The Web Standards Project Skewers IE5
Friday March 19th, 1999
IE5 is "an opportunity lost", according to the Web Standards Project. The WSP, you may recall, recently claimed responsibility for mozilla.org moving towards an NGLayout based engine for Mozilla 5.
MozillaZine has been claiming for months that IE5 wouldn't be standards compliant (and we wish we had wagered money on it). It was obvious from articles regarding IE5, and from appearances at developer meetings by Microsoft executives that they were planning to ship IE5 whether they were compliant or not. They refused to commit when asked to, and fell back on the excuse of tight shipping schedules.

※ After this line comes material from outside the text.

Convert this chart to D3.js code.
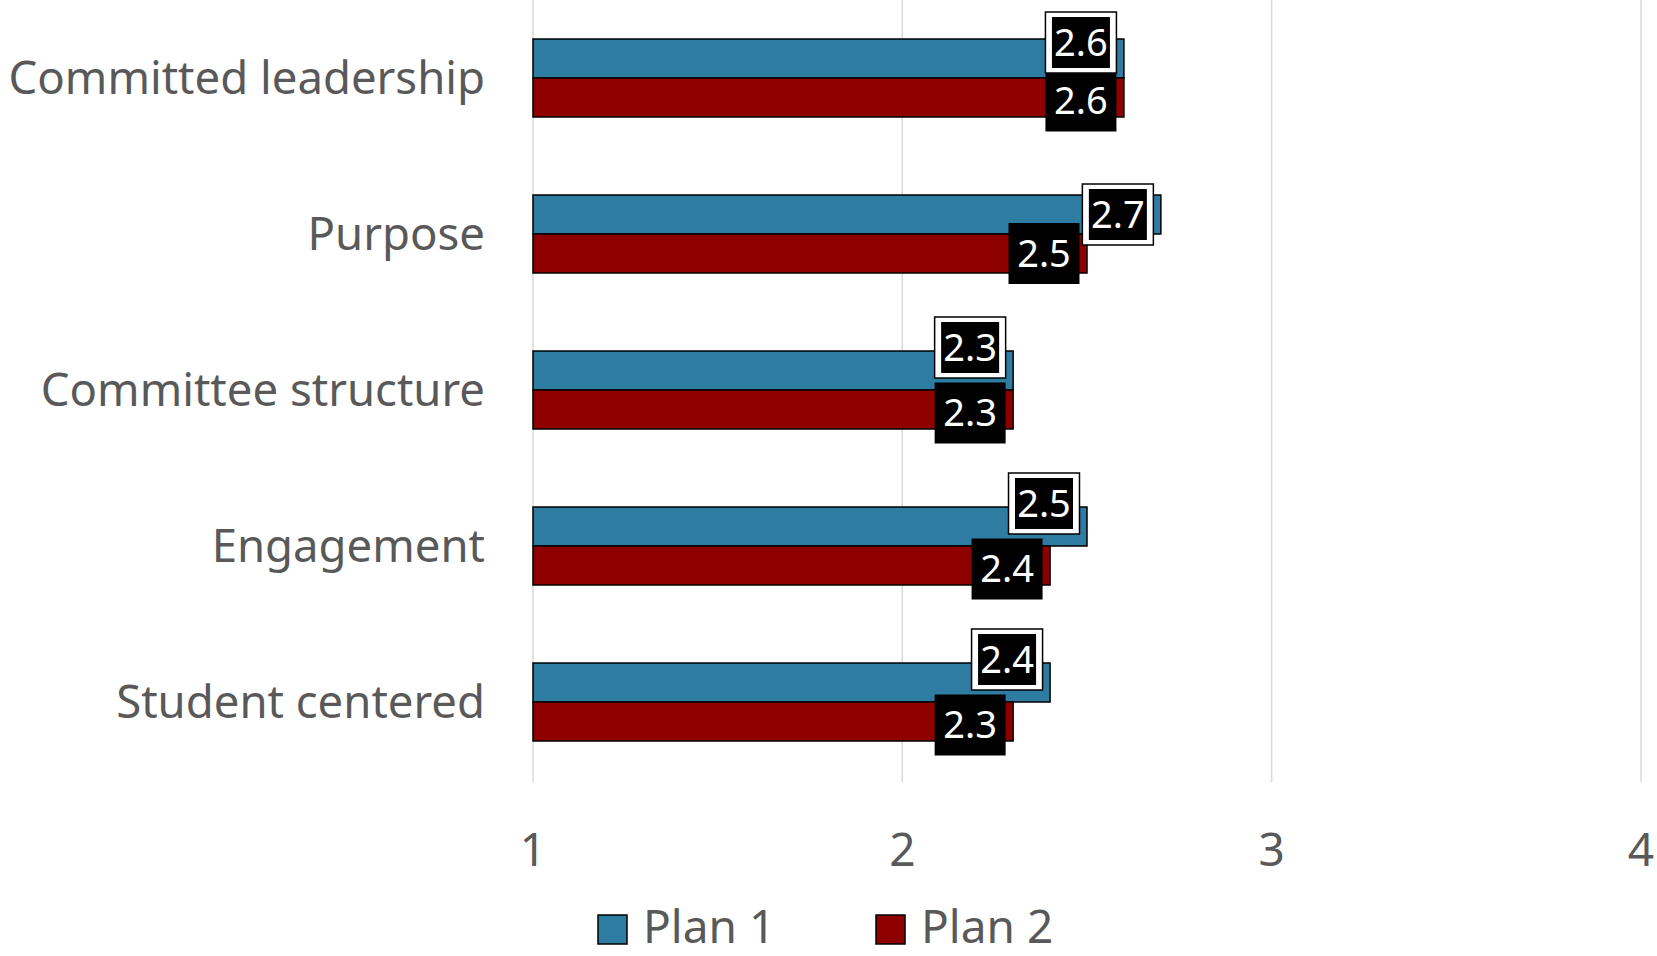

In other news, another developer's release of Mozilla is tentatively scheduled for the end of the month, so check back for updates.
Thanks to Derick Phillips for the WSP news.
#26 Re:The Web Standards Project Skewers IE5
by Numen <email@example.com>
Wednesday March 24th, 1999 4:20 AM
You are replying to this message
Do you think maybe that MS are banking on the fact that by the time Mozilla finaly goes gold, IE6 will be in beta.
By that point any web designer wishing to play with XML + CSS and/or XSL (all be it only partialy compliant) will have been doing so for maybe 6 months in IE5.
Think about it. Unless Mozilla can go gold within a within the next 6 months it's lost as IE6 will be hot on it's tails.
You can bash IE5 all you want but *it is the most widely compliant browser in the market*.
Crow when Mozilla goes gold, to do so before simply reads as childish zealotry, as witnessed during the demise of OS/2, regardless of the fact that OS/2 Warp was a better OS than Windows.
I genuinely hope that Mozilla is released as the better browser, but every time I come over here are start gagging on the anti-MS BS.
I support the goal of producing the best browser possible, simply because that's a worthwhile goal. Trying to turn the issue into a Jihad is at best childish and at worst alienates an awful lot of developers.
Please, build yourself up, don't work at being the tallest by knocking the other chap down.
On a final note...
I have yet to see a post asking the obvious question...
"What can we learn from IE5?"
Until that question is addressed this cannot be regarded as a mature product venture.